In September 2010, Cox opened 'Cox Cookies & Cake', a pâtisserie in London's Soho district, with Eric Lanlard to whom he was introduced by Elizabeth Hurley. In keeping with the area's history of seedy business, the décor was black and neon while the staff wore studded leather aprons. Delicacies included titty and bum cupcakes along with his mother Maureen's recipe for traditional Canadian Nanaimo bars. After two successful years trading Cox decided to close the business to return to shoe design.

In 2011, Cox was approached to design for the Italian shoe giant Geox. The resulting GEOX Designed by Patrick Cox capsule collection incorporated his witty ironic British take on design.
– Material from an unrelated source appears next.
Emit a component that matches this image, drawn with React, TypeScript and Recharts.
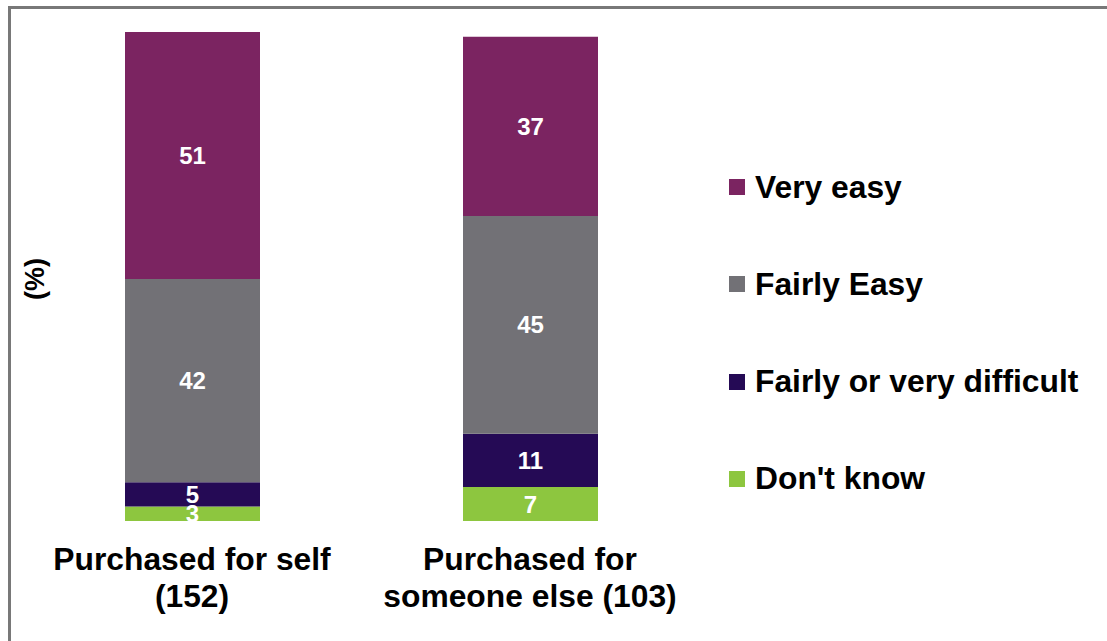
import React from "react";
import { BarChart, Bar, XAxis, YAxis, LabelList, Legend } from "recharts";

const categories = ["Purchased for self (152)", "Purchased for someone else (103)"];
const tickLines = [
  ["Purchased for self", "(152)"],
  ["Purchased for", "someone else (103)"],
];
const dontKnow = [3, 7];
const difficult = [5, 11];
const fairlyEasy = [42, 45];
const veryEasy = [51, 37];

const seriesNames = ["Don't know", "Fairly or very difficult", "Fairly Easy", "Very easy"];
const seriesKeys = ["dontKnow", "difficult", "fairlyEasy", "veryEasy"];
const seriesColors = ["#8DC63F", "#250A55", "#727176", "#7B2461"];

const data = categories.map((c, i) => ({
  name: c,
  idx: i,
  dontKnow: dontKnow[i],
  difficult: difficult[i],
  fairlyEasy: fairlyEasy[i],
  veryEasy: veryEasy[i],
}));

const FONT = "'Liberation Sans', Arial, sans-serif";

const Tick = (props: any) => {
  const { x, y, index } = props;
  const lines = tickLines[index] || [];
  return (
    <g>
      {lines.map((l, k) => (
        <text
          key={k}
          x={x}
          y={y + 49 + k * 37}
          textAnchor="middle"
          fontFamily={FONT}
          fontWeight="bold"
          fontSize={31.8}
          fill="#000"
        >
          {l}
        </text>
      ))}
    </g>
  );
};

const LegendContent = () => {
  const items = seriesNames.map((n, i) => ({ n, c: seriesColors[i] })).reverse();
  return (
    <div style={{ position: "absolute", left: 0, top: 0, width: 0, height: 0 }}>
      {items.map((it, k) => (
        <div
          key={k}
          style={{
            position: "absolute",
            left: 729,
            top: 167 + k * 97.3,
            display: "flex",
            alignItems: "center",
            whiteSpace: "nowrap",
            height: 40,
          }}
        >
          <div style={{ width: 16, height: 16, background: it.c, marginRight: 10 }} />
          <span style={{ fontFamily: FONT, fontWeight: "bold", fontSize: 31.8, color: "#000" }}>{it.n}</span>
        </div>
      ))}
    </div>
  );
};

export default function App() {
  return (
    <div style={{ position: "absolute", left: 0, top: 0, width: 1107, height: 641, background: "#fff" }}>
      <div style={{ position: "absolute", left: 8, top: 6, width: 1099, height: 3, background: "#787878" }} />
      <div style={{ position: "absolute", left: 8, top: 6, width: 3, height: 635, background: "#787878" }} />
      <div style={{ position: "absolute", left: 0, top: 0 }}>
        <BarChart
          width={1107}
          height={641}
          data={data}
          margin={{ top: 32, left: 23, right: 408, bottom: 20 }}
          barSize={135}
        >
          <XAxis
            dataKey="name"
            height={100}
            axisLine={false}
            tickLine={false}
            tickSize={0}
            tickMargin={0}
            interval={0}
            tick={<Tick />}
          />
          <YAxis hide domain={[0, 101]} />
          <Legend
            layout="vertical"
            align="right"
            verticalAlign="middle"
            wrapperStyle={{ left: 0, top: 0, width: 0, height: 0 }}
            content={<LegendContent />}
          />
          {seriesKeys.map((k, i) => (
            <Bar key={k} dataKey={k} name={seriesNames[i]} stackId="a" fill={seriesColors[i]} isAnimationActive={false}>
              <LabelList
                dataKey={k}
                position="center"
                fill="#fff"
                fontFamily={FONT}
                fontWeight="bold"
                fontSize={24}
              />
            </Bar>
          ))}
          <text
            x={35}
            y={279}
            transform="rotate(-90 35 279)"
            textAnchor="middle"
            dominantBaseline="central"
            fontFamily={FONT}
            fontWeight="bold"
            fontSize={27}
            fill="#000"
          >
            (%)
          </text>
        </BarChart>
      </div>
    </div>
  );
}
In 2016, Cox returned to fashion with his Lathbridge collection of shoes and leather goods. The brand name is Cox's middle name and the company logo is the bulldog, inspired by Cox's pet English bulldogs Caesar and Brutus.

In 2017, Cox moved from London to Ibiza, several years after losing control of his eponymous fashion business. During the following years he began exploring psychedelics and 5-MeO-DMT. Cox has said that these experiences contributed to a change in his outlook and helped him reconnect with his creativity.

Cox later returned to fashion with Doors of Perception, an Ibiza-based clothing, footwear and accessories label. The brand takes its name from Aldous Huxley’s 1954 book The Doors of Perception, and its designs draw on psychedelic and spiritual imagery, including eyes, mushrooms and other symbolic motifs. The label began with embroidered sweatshirts produced in Ibiza and subsequently expanded into accessories and footwear. Cox has described the project as a more personal, small-scale approach to fashion, operating outside the conventional seasonal fashion system.

Cox’s psychedelic experiences, his work as a facilitator of 5-MeO-DMT ceremonies, and his return to fashion through Doors of Perception have been the subject of profiles in The Guardian, The Financial Times and The Times, as well as interviews on Changes with Annie Macmanus and Begin Again with Davina McCall.